Here are three examples (slightly altered to avoid identification) of police files the panel examined. In all three, procedures were correctly followed. Yet all three, I can’t help but think, could have been dealt with more effectively through civil procedure:

  1. A woman complains her violent partner, living separately, hit her in an argument, causing her to step on their 3-month old baby. Soon after, she obtains a non-molestation order, made for the rather odd term of 3 years. The order is breached several times with no apparent attempt to prosecute. Finally a charge of breach is brought alongside charges of s 37 assault and criminal damage. However, all charges are dropped because of conflict in the prosecuting evidence. By now the 3-month old is 3 years old and there is another child. The woman reports she is wetting the bed with anxiety and the father is threatening to kill her – and kill himself. The file states the woman withdraws from further engagement with the police, the compiler reflecting she is failing to think of her children. (Some may marvel she engaged so long). It is also recorded that while the non-molestation order was in force, she spent 3 months in a women’s refuge. Refuge, like its sister charity Women’s Aid, does not divulge information about its clients, but clearly after years of well-intended intervention this unhappy family’s predicament was not resolved when the file was closed.

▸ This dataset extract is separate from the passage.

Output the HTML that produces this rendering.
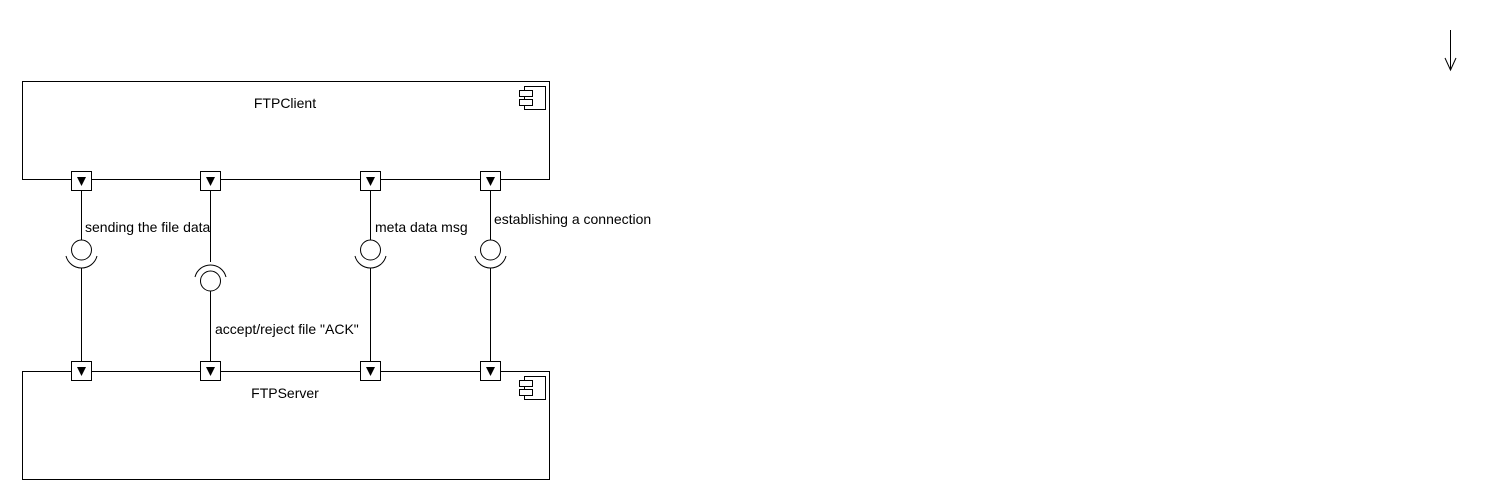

    I should add that solicitors who do not advise appropriately when a client’s injunction is breached, face a clear complaints procedure, from their firm’s practice manager to the Law Society itself – and rightly so.
  2. A young woman complains her ex-partner harasses her mercilessly, refusing to accept the relationship has ended. Several visits by the police to both parties result in her saying she is taking him back, having lost faith anything can be done to stop him. The file is closed with the customary ‘No further action’ but one fears for the health of this relationship and any future children.

    Perhaps a family lawyer would do no better. Yet, had a referral been made after the initial police visit had been ignored by the harassing ‘ex’, a polite but firm solicitor’s letter (saying if he did not desist, the client would be advised to apply for an injunction) could have ended the matter. Cost under the Legal Advice and Assistance scheme (cavalierly abolished by LASPO in 2013) about £80. Surely less of a drain on public finances than so much wasted police time trailing back and forth. No wonder only 6% of burglaries are solved!
  3. A woman reports her partner has been continually violent and abusive and she has asked him to leave. He says if he does, he will take the children – a scenario familiar to family lawyers. I would have advised an initial ex parte application for a non-molestation order to protect herself and the children, with a concurrent application for a Children Act prohibited steps order to give the police power to return any child he removed. Pre-DVCVA, it is almost certain a power of arrest would have been attached to the ‘violence/threats of violence’ clauses in the order, reassuring the client she would be safe from retaliation from the moment the order was served. The police file in this case covered five years, by which time the woman reports her partner is threatening to slit her throat. A police visit takes place when it is noted the children are in bed asleep, the woman confirms her partner has calmed down and she does not believe he will be violent that night. Their safeguarding forms completed (we spend a lot of time checking safeguarding forms), and hearing nothing further, the police close the file. Mentally crossing my fingers for her future safety, I reflect on the trauma suffered by children growing up in such households, their likely problems in school and the effect on their adult relationships.

Two points arise from this third file:

  1. ‘Safeguarding’ in the criminal justice system refers to short-term physical safety only, as the police officer at the session confirmed.
  2.  I asked the officer if a family law non-molestation order had been considered. The reply was, only the woman herself could apply. I asked if a referral to a family solicitor could have been made but was told the case was ‘too serious’ for that. We can infer from this response another reason – in addition to the binary test outlined by the CPS solicitor- why so few breaches of non-molestation orders are prosecuted.  The police don’t understand them so don’t take them seriously, as the Supercomplaint by the Centre for Women’s Justice, 19 March 2019, asserts.

If the police don’t take non-molestation orders seriously now, it is surely reasonable to ask if they ever will. And if any apologist for the DVCVA – which neither deters perpetrators nor protects victims –  repeats the mantra that it’s a just matter of ‘more police training and more resources’ for all to be well, I can only say, ‘After 16 years? Please!’